A full-sized puppet, resembling a mannequin, designed to look like a 16-year-old girl, with enough points of articulation to assume almost any pose. The puppet has a hole in her back where the puppeteer places his hand to control facial features. Beyond being a puppet, the character that is played through Sumire is that of a supposedly normal schoolgirl. Her character refuses to acknowledge the puppeteer, even when directly asked. She has trouble making friends due to her situation, but her strong will wins over many people. She was originally a smaller puppet that also attended grade school years beforehand. After years pass and she finally attends the next year of education, she seemingly forgets classmates from years ago. The Old Man reacts instead by crying in happiness upon encountering old classmates years later. At times, her appearance becomes softer and fewer indications that she is a puppet are visible. In the manga, this is evidenced by fewer joints being drawn; while in the TV drama, her mannequin form is replaced with her actress.
- Old Man (おやじ, Oyaji)

Sumire's puppeteer. An unnamed middle-aged man wearing black clothes, similar to those worn by puppeteers who perform against black screens to remain hidden from the audience. The puppeteer is often attacked by those unfamiliar with Sumire, however the effects of these attacks are ignored by Sumire's character, who dismisses them as close calls. Everyone acknowledges the existence of the old man except for Sumire and, seemingly, the school principal. Teachers at the school have learned to ignore him or risk being fired by the principal for badmouthing a student. In the manga, the old man does not speak for himself, exclusively using ventriloquism to make Sumire speak. The TV drama shows the old man speaking in unison with Sumire on occasion.

==Media==
===Manga===
Written and illustrated by Takeru Nagayoshi, a first manga series titled (スミレ 17歳!!, Sumire 17 sai!!) was serialized in Kodansha's shōnen manga magazine Weekly Shōnen Magazine and Magazine Special from March 23, 2005, to March 20, 2006. (Note: It was serialized in Weekly Shōnen Magazine from the 17th issue of 2005 (released on March 23) to the ninth issue of 2006 (released on February 1); it was serialized in Magazine Special from the seventh issue of 2005 (released on June 20) to the fourth issue of 2006 (released on March 20).) Kodansha collected its chapters in two tankōbon volumes, released on February 16 and June 16, 2006.

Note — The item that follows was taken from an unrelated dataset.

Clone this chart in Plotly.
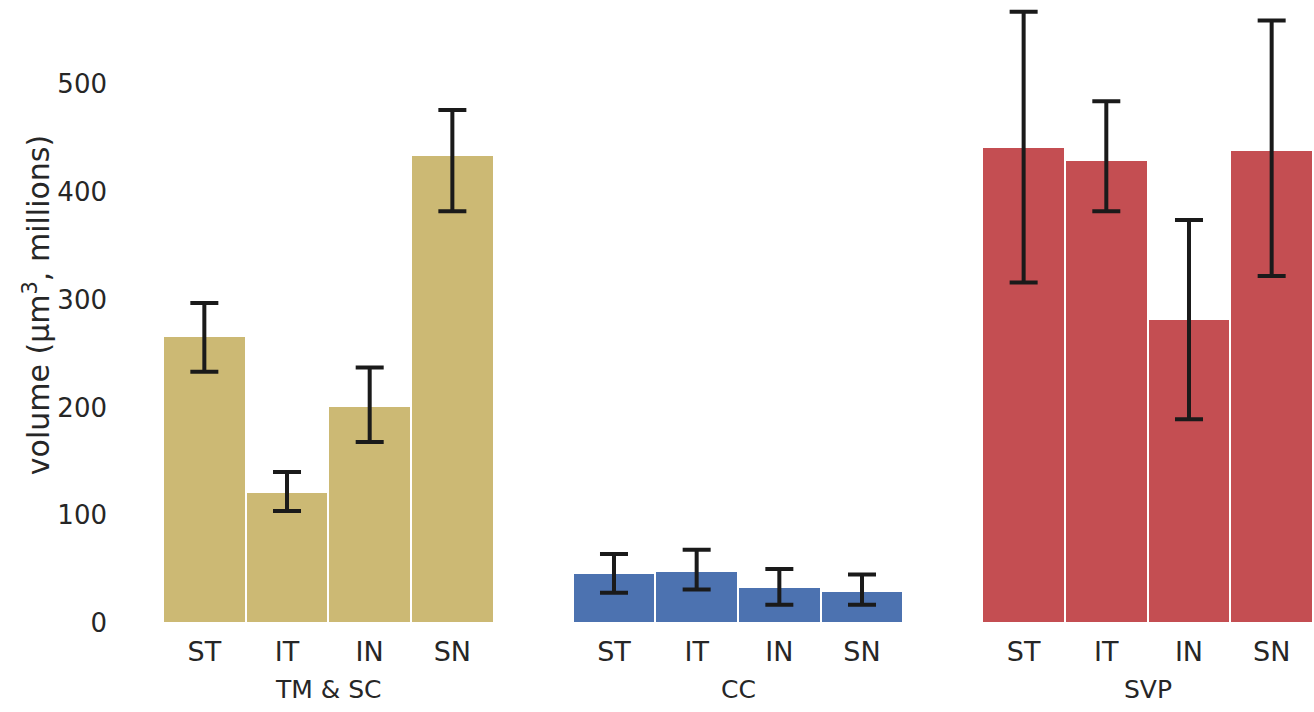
import plotly.graph_objects as go

groups = ["TM & SC", "CC", "SVP"]
regions = ["ST", "IT", "IN", "SN"]
colors = ["#CCB974", "#4C72B0", "#C44E52"]

tmsc_mean = [266, 122, 201, 434]
tmsc_err_plus = [31, 18, 36, 42]
tmsc_err_minus = [33, 18, 33, 52]

cc_mean = [46, 48, 33, 30]
cc_err_plus = [18, 20, 17, 15]
cc_err_minus = [18, 17, 16, 13]

svp_mean = [442, 430, 282, 439]
svp_err_plus = [125, 54, 92, 120]
svp_err_minus = [126, 48, 93, 117]

means = [tmsc_mean, cc_mean, svp_mean]
eplus = [tmsc_err_plus, cc_err_plus, svp_err_plus]
eminus = [tmsc_err_minus, cc_err_minus, svp_err_minus]

group_step = 4.955
font = "DejaVu Sans"
txt = "#262626"

fig = go.Figure()
tickvals, ticktext = [], []
for g, name in enumerate(groups):
    xs = [g * group_step + i for i in range(len(regions))]
    tickvals += xs
    ticktext += regions
    fig.add_trace(go.Bar(
        x=xs, y=means[g], width=1.0,
        marker=dict(color=colors[g], line=dict(color="white", width=2)),
        error_y=dict(type="data", symmetric=False, array=eplus[g], arrayminus=eminus[g],
                     color="#1a1a1a", thickness=4, width=14),
        showlegend=False, name=name,
    ))
    fig.add_annotation(x=g * group_step + 1.5, y=-0.1075, xref="x", yref="paper",
                       text=name, showarrow=False, yanchor="middle",
                       font=dict(family=font, size=25, color=txt))

fig.add_annotation(x=-0.1096, y=0.51, xref="paper", yref="paper",
                   text="volume (μm<sup>3</sup>, millions)",
                   textangle=-90, showarrow=False, xanchor="center", yanchor="middle",
                   font=dict(family=font, size=30, color=txt))

fig.update_layout(
    width=1314, height=712,
    margin=dict(l=163, r=1, t=0, b=89),
    plot_bgcolor="white", paper_bgcolor="white",
    bargap=0,
    font=dict(family=font, color=txt),
    xaxis=dict(tickmode="array", tickvals=tickvals, ticktext=ticktext,
               range=[-0.5, 2 * group_step + 3.5], showgrid=False, zeroline=False,
               showline=False, ticks="", ticklabelstandoff=10,
               tickfont=dict(size=27, family=font, color=txt)),
    yaxis=dict(range=[0, 578], tickvals=[0, 100, 200, 300, 400, 500], showgrid=False,
               zeroline=False, showline=False, ticks="", ticklabelstandoff=55,
               tickfont=dict(size=26, family=font, color=txt)),
)

fig.write_html("out.html", config={"displayModeBar": False},
               post_script="document.body.style.margin='0';document.body.style.overflow='hidden';")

Nagayoshi decided to reset the story's timeframe one year earlier and rewrite the story from scratch. Sumire 16 sai!! was serialized in Weekly Shōnen Magazine and Magazine Special from May 10, 2006, to January 20, 2009. (Note: It was serialized in Weekly Shōnen Magazine from the 23rd issue of 2006 (released on May 10) to the 19th issue of 2007 (released on April 11); it was serialized in Magazine Special special from the first issue of 2007 (released on December 20, 2006) to the second issue of 2009 (released on January 20).) Kodansha collected its chapters in five tankōbon volumes, released from September 15, 2006, to February 17, 2009.

===Drama===
A 12-episode television drama adaptation was broadcast on BS Fuji from April 13 to June 29, 2008. (Note: BS Fuji listed the air dates for the series on Sunday at 24:00, which is effectively Monday at 0:00 a.m. JST.) The series' theme song is "Ceramic Girl" (セラミックガール, Seramikku Gāru) by Perfume.